Are You Addicted to Being Stuck - Part II

No one likes to be stuck. Not in financial duress, not in health trouble and certainly not in marital crisis. Its one thing to be stuck on a math problem but it’s another to be seemingly paralyzed unable to take action in either direction, simply reacting to your spouse’s behavior. When a spouse, particularly an unfaithful spouse, is exhibiting a behavior that is not only confusing but hurtful and indecisive, it only drives the knife in deeper. Their inability to take action causes more and more pain for everyone around them, none more so than the betrayed spouse. What are you to do? How do you get unstuck? Do you have any options?  What can you do to cause change?

The question we have to ask ourselves is, what are we willing to do to cause change in our spouse’s behavior? Here are a few follow up examples and points for discussion continued from the previous post:

“Samuel, I want THEM to be the one who takes action. I want them to sign us up for the EMS Weekend, or I want them to seek out help” or “I want them to do the work.” Sadly, you’ll be waiting the rest of your life in this particular situation. The unfaithful spouse is usually far too unhealthy to take initiative and action on their own.  Most times they are trying to just not upset you any further than they already have. Or, they don’t want to take any action as all they can see is pain to any choice they take. To say they are self-absorbed is a colossal understatement. What they don’t understand is their ambivalence is even more hurtful than taking action that may even result in a definitive answer that is not in the betrayed spouse’s best interest. Sometimes the betrayed spouse just wants closure to what road they are going to head down: divorce or reconciliation. The in-between, never-ending ambivalence is torturous. They’ve probably already shown you, if you don’t take action, they probably never will. Living and dying on them signing up for an EMS Weekend, or them pursuing the counseling, will only continue to disappoint. You must be the one, the healthy one, who will probably have to take action towards getting help. If they do not follow your lead, then the writing just may be on the wall and you’ll have to enact consequences to their lack of behavior and follow through.

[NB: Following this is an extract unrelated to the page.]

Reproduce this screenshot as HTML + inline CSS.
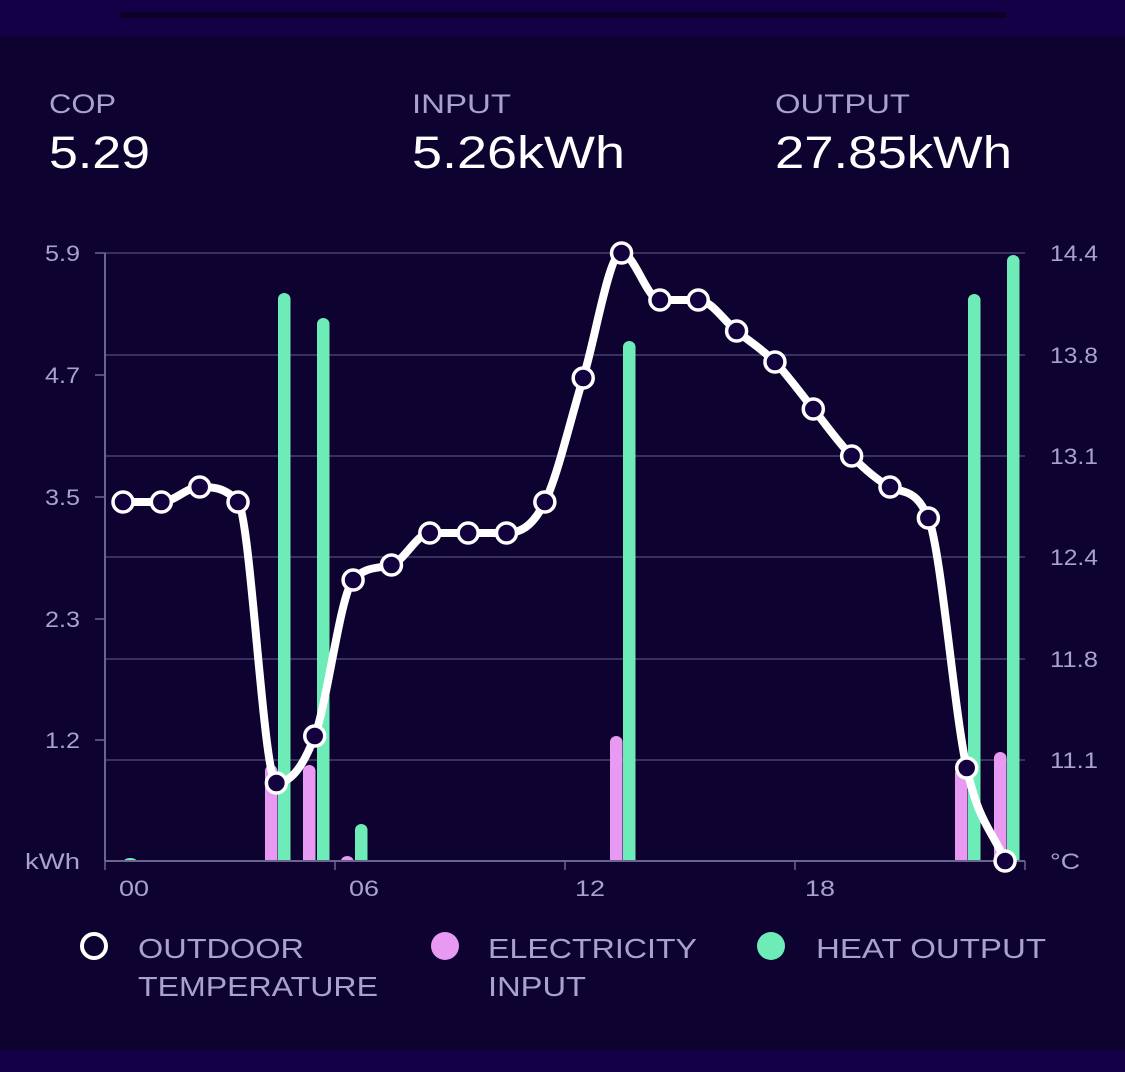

“Nothing I do works. They are going to do what they want to do. They won’t be bullied.” Yes, they probably will do what they want to do, till there are consequences to their action or inaction. Sleeping in the guest room, moving out, having to tell the kids mommy and daddy are having problems and difficulties and need some time away (if they are old enough), or even filing for divorce may be what wakes them up. We typically only change our behavior due to the threat of loss or the threat of consequences. If we do not change, even at the threat of loss or consequences, we are probably so far gone the only hope that we will get it and wake up is to have to actually endure the consequences for a decent amount of time. If after consequences of this sort are enacted and there is still no desire to work on the situation or marriage, you (the betrayed) have started the process of saving yourself (and perhaps the kids) from years and years of unnecessary pain, hurt and ambivalence. You’ve started your own journey of healing which will take some time, but at least you’ve started it. At least you have clarity and you are refusing to live in codependency, stuck due to their choices and stubbornness.

If they are going to sober up or wake up it will usually come during the process of you, the betrayed, refusing to play the ‘addicted to being stuck’ game. It seems like complete injustice, that you, the one who is the true victim here, would be expected to take action to get healthy. It is unfair. It is wrong. It is grossly unfortunate, but this is what it’s like to live with a dysfunctional and deceived individual. The healthy one, yes it sounds like a parent, has to be the one who decides to stop the addiction. I wish it was the other way around, but it typically isn’t.

I pray you, the healthy one, find courage today. The courage you need to break the addiction and intervene. Someone has to. It might as well be you.